I am sure I am quoting (or misquoting) someone here, but you get the idea. For an IT project of any size or worth, someone senior enough to be an effective sponsor is usually desired, along with the budget to ‘pay’ for it. I put ‘pay’ in quotes because all the dollars spent on a project aren’t coming personally from a Sponsor; they are the guardian of the funds allocated to them in a budgeting process. I make this distinction because some companies operate by having IT treat other areas as customers, which I think is a mistake. The only real customers are those who pay for your company’s goods or services; they in fact are paying for your projects, along with investors and other sources of funds, Inside the organization boundary, the customer/supplier is not a good model. It can lead to uncontrolled competition for resources and business people going outside for IT services if they decide they don’t like IT anymore.
The real model for project and business success is the team, and good companies know that. From the sponsor down to the junior ranks, all must work together to deliver the results. Sure, there are hierarchies, chains of command (and performance reviews!), but they exist to organize and support the team.
The worse case I have seen of the Customer model was the use of internal budgets like real money. In one of my previous jobs, one business unit had built a good system, and so a similar unit was interested in re-using it. The original business unit wanted a budget payment before releasing the system (I call this funny money), to offset the development cost and improve the units internal bottom-line, with direct impact on management bonuses. The second unit balked at the ‘cost’ and so went out and bought a package that ‘cost less’, spending real money when re-use at no real cost was possible. I still shake my head when I think of this.
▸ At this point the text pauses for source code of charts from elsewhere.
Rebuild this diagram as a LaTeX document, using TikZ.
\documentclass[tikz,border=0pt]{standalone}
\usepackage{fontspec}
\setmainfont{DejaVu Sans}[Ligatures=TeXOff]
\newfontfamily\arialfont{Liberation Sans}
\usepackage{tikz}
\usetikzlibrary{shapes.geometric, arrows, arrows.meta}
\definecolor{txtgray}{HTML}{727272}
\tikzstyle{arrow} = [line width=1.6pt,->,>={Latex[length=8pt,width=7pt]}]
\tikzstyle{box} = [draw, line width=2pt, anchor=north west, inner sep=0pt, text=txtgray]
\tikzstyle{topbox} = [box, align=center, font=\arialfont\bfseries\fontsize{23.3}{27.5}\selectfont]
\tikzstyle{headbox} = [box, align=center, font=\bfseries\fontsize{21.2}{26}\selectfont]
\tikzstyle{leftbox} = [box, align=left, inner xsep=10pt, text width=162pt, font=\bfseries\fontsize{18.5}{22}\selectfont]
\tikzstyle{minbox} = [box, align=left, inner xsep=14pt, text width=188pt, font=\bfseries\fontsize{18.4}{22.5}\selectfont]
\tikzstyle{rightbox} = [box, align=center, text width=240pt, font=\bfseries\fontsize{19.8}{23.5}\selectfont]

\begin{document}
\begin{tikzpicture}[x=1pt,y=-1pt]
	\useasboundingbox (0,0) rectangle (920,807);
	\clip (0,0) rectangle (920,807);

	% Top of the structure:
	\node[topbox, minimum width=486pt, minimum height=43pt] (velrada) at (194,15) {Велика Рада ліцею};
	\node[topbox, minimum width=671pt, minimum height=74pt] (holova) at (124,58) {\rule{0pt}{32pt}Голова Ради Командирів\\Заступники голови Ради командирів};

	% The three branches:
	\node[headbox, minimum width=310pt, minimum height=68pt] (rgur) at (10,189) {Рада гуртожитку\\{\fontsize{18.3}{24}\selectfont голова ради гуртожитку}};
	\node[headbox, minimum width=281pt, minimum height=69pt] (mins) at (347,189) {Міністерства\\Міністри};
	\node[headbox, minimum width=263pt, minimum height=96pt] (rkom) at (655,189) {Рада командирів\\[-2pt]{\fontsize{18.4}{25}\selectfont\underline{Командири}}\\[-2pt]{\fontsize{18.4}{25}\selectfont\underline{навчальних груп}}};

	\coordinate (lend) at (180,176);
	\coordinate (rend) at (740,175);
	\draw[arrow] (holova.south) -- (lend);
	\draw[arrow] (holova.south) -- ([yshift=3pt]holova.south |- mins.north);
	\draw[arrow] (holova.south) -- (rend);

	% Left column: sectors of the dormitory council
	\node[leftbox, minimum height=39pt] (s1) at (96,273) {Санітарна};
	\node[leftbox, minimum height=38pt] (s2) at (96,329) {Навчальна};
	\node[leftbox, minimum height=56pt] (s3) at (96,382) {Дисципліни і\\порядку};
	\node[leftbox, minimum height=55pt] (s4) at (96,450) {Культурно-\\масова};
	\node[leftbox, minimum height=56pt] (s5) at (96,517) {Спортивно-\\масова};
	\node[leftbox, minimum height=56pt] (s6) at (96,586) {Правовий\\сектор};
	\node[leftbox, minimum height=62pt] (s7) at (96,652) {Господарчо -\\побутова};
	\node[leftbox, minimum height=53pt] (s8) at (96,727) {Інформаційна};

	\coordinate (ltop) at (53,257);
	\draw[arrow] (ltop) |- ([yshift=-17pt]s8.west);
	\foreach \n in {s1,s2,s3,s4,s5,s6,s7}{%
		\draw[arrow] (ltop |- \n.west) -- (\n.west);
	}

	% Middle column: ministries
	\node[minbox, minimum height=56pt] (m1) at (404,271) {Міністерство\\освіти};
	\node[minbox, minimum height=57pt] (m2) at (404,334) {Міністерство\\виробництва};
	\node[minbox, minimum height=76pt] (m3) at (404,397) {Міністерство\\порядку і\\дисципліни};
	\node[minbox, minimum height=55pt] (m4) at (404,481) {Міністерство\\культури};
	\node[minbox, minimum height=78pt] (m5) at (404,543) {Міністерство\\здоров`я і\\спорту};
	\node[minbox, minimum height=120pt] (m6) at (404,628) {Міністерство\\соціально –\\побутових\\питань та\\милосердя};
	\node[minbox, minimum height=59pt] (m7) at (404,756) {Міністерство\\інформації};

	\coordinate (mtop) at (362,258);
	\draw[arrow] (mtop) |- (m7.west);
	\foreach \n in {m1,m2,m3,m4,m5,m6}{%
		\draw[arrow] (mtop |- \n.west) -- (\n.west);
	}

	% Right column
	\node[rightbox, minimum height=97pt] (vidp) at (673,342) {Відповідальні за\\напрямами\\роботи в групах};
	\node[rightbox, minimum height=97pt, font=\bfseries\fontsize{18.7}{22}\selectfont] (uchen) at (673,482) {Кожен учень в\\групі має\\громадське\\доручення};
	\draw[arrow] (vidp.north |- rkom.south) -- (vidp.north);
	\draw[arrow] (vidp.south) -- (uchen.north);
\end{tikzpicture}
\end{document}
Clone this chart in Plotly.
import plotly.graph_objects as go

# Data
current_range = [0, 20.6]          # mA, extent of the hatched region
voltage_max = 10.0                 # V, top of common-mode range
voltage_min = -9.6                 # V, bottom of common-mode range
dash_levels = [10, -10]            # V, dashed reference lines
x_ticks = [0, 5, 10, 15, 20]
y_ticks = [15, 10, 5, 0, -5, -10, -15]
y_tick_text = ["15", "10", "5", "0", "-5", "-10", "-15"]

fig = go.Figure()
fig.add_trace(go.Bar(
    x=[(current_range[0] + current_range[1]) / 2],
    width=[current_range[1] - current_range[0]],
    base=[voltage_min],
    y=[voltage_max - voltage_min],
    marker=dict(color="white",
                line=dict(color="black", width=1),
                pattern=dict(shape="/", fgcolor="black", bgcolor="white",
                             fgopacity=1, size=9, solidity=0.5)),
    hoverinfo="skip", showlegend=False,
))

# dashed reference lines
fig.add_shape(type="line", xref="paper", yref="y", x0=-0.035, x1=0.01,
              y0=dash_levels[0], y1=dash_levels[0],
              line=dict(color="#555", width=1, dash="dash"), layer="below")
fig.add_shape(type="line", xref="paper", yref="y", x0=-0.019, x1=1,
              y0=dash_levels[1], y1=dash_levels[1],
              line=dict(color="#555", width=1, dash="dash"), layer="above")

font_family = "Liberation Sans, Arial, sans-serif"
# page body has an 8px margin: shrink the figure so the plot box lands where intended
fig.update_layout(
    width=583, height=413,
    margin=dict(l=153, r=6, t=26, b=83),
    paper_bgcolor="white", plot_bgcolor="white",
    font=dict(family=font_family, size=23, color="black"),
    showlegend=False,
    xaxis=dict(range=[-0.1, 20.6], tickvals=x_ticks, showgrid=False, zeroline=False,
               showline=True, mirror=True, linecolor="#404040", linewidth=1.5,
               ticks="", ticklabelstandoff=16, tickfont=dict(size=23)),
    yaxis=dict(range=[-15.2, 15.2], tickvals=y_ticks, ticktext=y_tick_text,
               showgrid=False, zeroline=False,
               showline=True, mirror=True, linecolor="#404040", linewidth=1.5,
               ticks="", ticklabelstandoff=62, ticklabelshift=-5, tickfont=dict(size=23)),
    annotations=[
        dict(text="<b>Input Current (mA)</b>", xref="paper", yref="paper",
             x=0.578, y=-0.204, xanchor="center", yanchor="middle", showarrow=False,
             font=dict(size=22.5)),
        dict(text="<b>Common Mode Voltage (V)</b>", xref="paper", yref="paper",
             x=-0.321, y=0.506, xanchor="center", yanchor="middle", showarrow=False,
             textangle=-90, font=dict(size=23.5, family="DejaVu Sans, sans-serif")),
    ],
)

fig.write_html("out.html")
I have also finally been boning up on ITIL, courtesy of some great posts by Terry Longo. What scared me right away was its focus on Services as the basis for management of IT assets and other resources. It made me think that someone had taken the very good idea of software services (SOA) and applied it to all of IT. What scared me worse is I saw the appeal of doing it this way, and will be reading more to see if it really bows down to the internal customer model.
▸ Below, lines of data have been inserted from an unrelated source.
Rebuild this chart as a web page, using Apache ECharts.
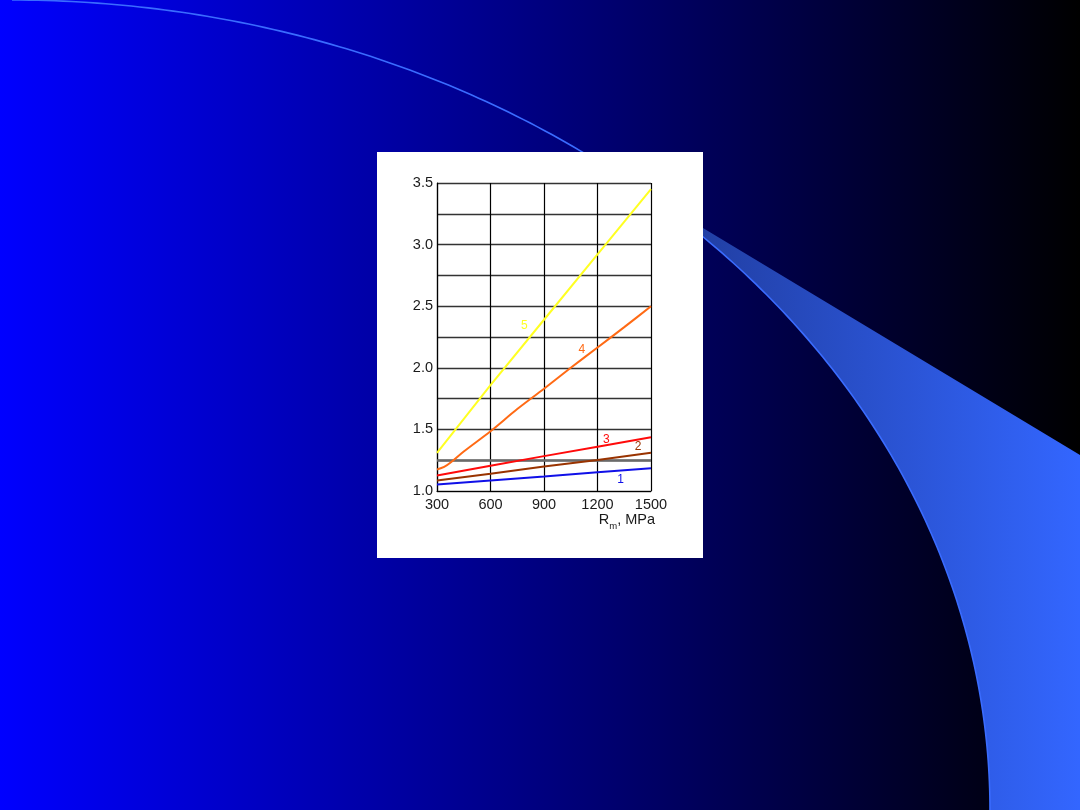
<!DOCTYPE html>
<html>
<head>
<meta charset="utf-8">
<script src="https://cdn.jsdelivr.net/npm/echarts@6/dist/echarts.min.js"></script>
<style>
html,body{margin:0;padding:0;background:#000;}
#chart{width:1080px;height:810px;}
</style>
</head>
<body>
<div id="chart"></div>
<script>
// ---- data ----
var xCommon = [300, 600, 900, 1200, 1500];
var curve1 = [1.053, 1.085, 1.117, 1.152, 1.185];   // blue
var curve2 = [1.085, 1.140, 1.198, 1.252, 1.310];   // brown
var curve3 = [1.125, 1.205, 1.283, 1.360, 1.437];   // red
var curve5 = [1.31, 1.86, 2.39, 2.92, 3.45];        // yellow
var xCurve4 = [300, 340, 380, 450, 600, 750, 900, 1050, 1200, 1350, 1500];
var curve4 = [1.175, 1.195, 1.235, 1.32, 1.485, 1.665, 1.83, 2.0, 2.165, 2.33, 2.50]; // orange
var curveNames = ['1', '2', '3', '4', '5'];
var labelX = [1330, 1427, 1250, 1112, 790];
var labelY = [1.09, 1.36, 1.42, 2.15, 2.34];
var xTicks = [300, 600, 900, 1200, 1500];
var yTicks = [1.0, 1.5, 2.0, 2.5, 3.0, 3.5];
var colors = ['#1010e8', '#993300', '#ff0a0a', '#ff6a14', '#ffff22'];

function pairs(xs, ys){ return xs.map(function(x,i){ return [x, ys[i]]; }); }

// ---- background decoration (ellipse arc + band) ----
var cx = 12, cy = 810, rx = 978, ry = 810;
function ellY(x){ var u = (x - cx) / rx; return cy - ry * Math.sqrt(Math.max(0, 1 - u*u)); }
function lineY(x){ return 228 + 0.602 * (x - 703); }
var arc = [];
for (var t = 0; t <= 90; t += 0.5) {
  var a = t * Math.PI / 180;
  arc.push([cx + rx * Math.sin(a), cy - ry * Math.cos(a)]);
}
var xi = 600;
for (var x = 600; x < 800; x += 0.25) { if (ellY(x) >= lineY(x)) { xi = x; break; } }
var band = [];
arc.forEach(function(p){ if (p[0] >= xi) band.push(p); });
band.push([1080, 810]);
band.push([1080, lineY(1080)]);
band.push([xi, lineY(xi)]);

var chart = echarts.init(document.getElementById('chart'));

var seriesData = [
  pairs(xCommon, curve1),
  pairs(xCommon, curve2),
  pairs(xCommon, curve3),
  pairs(xCurve4, curve4),
  pairs(xCommon, curve5)
];

var FONT = 'Liberation Sans, Arial, sans-serif';

var series = seriesData.map(function(d, i){
  return {
    name: curveNames[i],
    type: 'line',
    data: d,
    showSymbol: false,
    smooth: i === 3 ? 0.3 : false,
    lineStyle: { color: colors[i], width: 2 },
    z: 5,
    markPoint: {
      symbol: 'circle', symbolSize: 0, silent: true,
      label: { show: true, formatter: curveNames[i], color: colors[i], fontSize: 12,
               fontFamily: FONT, position: 'inside' },
      data: [{ coord: [labelX[i], labelY[i]] }]
    }
  };
});
series[0].markLine = {
  silent: true, symbol: 'none', label: { show: false },
  lineStyle: { color: '#6a6a6a', width: 2.5, type: 'solid' },
  data: [{ yAxis: 1.25 }]
};

chart.setOption({
  animation: false,
  backgroundColor: {
    type: 'linear', x: 0, y: 0, x2: 1, y2: 0,
    colorStops: [{ offset: 0, color: '#0000ff' }, { offset: 1, color: '#000000' }]
  },
  graphic: [
    { type: 'polygon', z: -20, silent: true, shape: { points: band },
      style: { fill: { type: 'linear', x: xi, y: 0, x2: 1080, y2: 0, global: true,
        colorStops: [{ offset: 0, color: '#1f3a98' }, { offset: 1, color: '#3366ff' }] } } },
    { type: 'polyline', z: -19, silent: true, shape: { points: arc },
      style: { stroke: '#3a6cff', lineWidth: 1.6, fill: null } },
    { type: 'rect', z: -18, silent: true, shape: { x: 377, y: 152, width: 326, height: 406 },
      style: { fill: '#ffffff' } },
    { type: 'text', z: 10, silent: true, x: 655, y: 512,
      style: {
        text: '{r|R}{s|m}{r|, MPa}', align: 'right', verticalAlign: 'top',
        rich: {
          r: { fontSize: 14.5, fill: '#1a1a1a', fontFamily: FONT, verticalAlign: 'bottom' },
          s: { fontSize: 9.5, fill: '#1a1a1a', fontFamily: FONT, padding: [0,0,-4,0], verticalAlign: 'bottom' }
        }
      } }
  ],
  grid: { left: 437, top: 183, width: 214, height: 308, containLabel: false },
  xAxis: {
    type: 'value', min: 300, max: 1500, interval: 300,
    axisLine: { show: true, lineStyle: { color: '#000', width: 1.2 } },
    axisTick: { show: false },
    splitLine: { show: true, lineStyle: { color: '#000', width: 1.2 } },
    axisLabel: { color: '#1a1a1a', fontSize: 14.5, margin: 6, fontFamily: FONT,
                 formatter: function(v){ return xTicks.indexOf(v) >= 0 ? String(v) : ''; } }
  },
  yAxis: {
    type: 'value', min: 1.0, max: 3.5, interval: 0.25,
    axisLine: { show: true, lineStyle: { color: '#000', width: 1.2 } },
    axisTick: { show: false },
    splitLine: { show: true, lineStyle: { color: '#333', width: 1.4 } },
    axisLabel: { color: '#1a1a1a', fontSize: 14.5, margin: 4, fontFamily: FONT,
                 formatter: function(v){
                   for (var k = 0; k < yTicks.length; k++) if (Math.abs(yTicks[k] - v) < 1e-6) return v.toFixed(1);
                   return '';
                 } }
  },
  series: series
});
</script>
</body>
</html>
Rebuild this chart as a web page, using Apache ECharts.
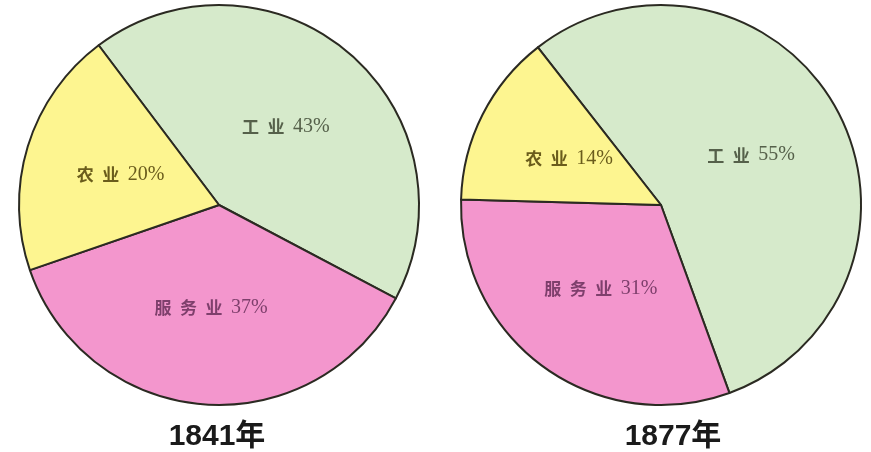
<!DOCTYPE html>
<html>
<head>
<meta charset="utf-8">
<script src="https://cdn.jsdelivr.net/npm/echarts@6/dist/echarts.min.js"></script>
<style>
  html, body { margin: 0; padding: 0; background: #fff; }
  #chart { width: 871px; height: 452px; }
</style>
</head>
<body>
<div id="chart"></div>
<script>
// 产业名称
var sectors = ['工业', '服务业', '农业']
// 各年份占比（%）
var years = ['1841年', '1877年']
var share1841 = [43, 37, 20]
var share1877 = [55, 31, 14]

var fillColors = ['#d6eacb', '#f396cd', '#fdf590']
var textColors = ['#55604a', '#7e3f6c', '#6a5c1c']

var myChart = echarts.init(document.getElementById('chart'))

function buildData(values) {
  return sectors.map(function (name, i) {
    return {
      name: name,
      value: values[i],
      itemStyle: { color: fillColors[i] },
      label: { color: textColors[i] },
    }
  })
}

// 字间留空，贴近原图的排版
function spaced(p) {
  return '{n|' + p.name.split('').join('\u2002') + '\u2002}{v|' + p.value + '%}'
}

function pieSeries(values, center, startAngle) {
  return {
    type: 'pie',
    center: center,
    radius: 200,
    startAngle: startAngle,
    clockwise: true,
    silent: true,
    animation: false,
    itemStyle: {
      borderColor: '#2b2a22',
      borderWidth: 2,
    },
    label: {
      show: true,
      position: 'inside',
      formatter: spaced,
      rich: {
        n: { fontSize: 17, fontFamily: 'Noto Sans CJK SC', fontWeight: 'bold' },
        v: { fontSize: 20, fontFamily: 'Liberation Serif' },
      },
    },
    labelLine: { show: false },
    data: buildData(values),
  }
}

var option = {
  backgroundColor: '#fff',
  title: [
    {
      text: years[0],
      left: 212,
      top: 417,
      textAlign: 'center',
      textStyle: { fontSize: 30, fontWeight: 'bold', color: '#1a1a1a', fontFamily: 'Liberation Sans, Noto Sans CJK SC' },
    },
    {
      text: years[1],
      left: 668,
      top: 417,
      textAlign: 'center',
      textStyle: { fontSize: 30, fontWeight: 'bold', color: '#1a1a1a', fontFamily: 'Liberation Sans, Noto Sans CJK SC' },
    },
  ],
  series: [
    pieSeries(share1841, [219, 205], 127),
    pieSeries(share1877, [661, 205], 128),
  ],
}

myChart.setOption(option)
</script>
</body>
</html>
I would say at this point that a Services approach can work if the users of IT services (don’t call them Customers!) and IT itself agree on a few things.
… a Services model is used to effectively manage IT for the whole organization. It does not define an internal marketplace for IT services.
…users can’t outbid other users for services; allocating scarce resources has to be based on overall organization strategies and plans, not the size of department budgets
…IT manages external resources as well internal; no outside shopping by users
…and don’t call the users Customers!!!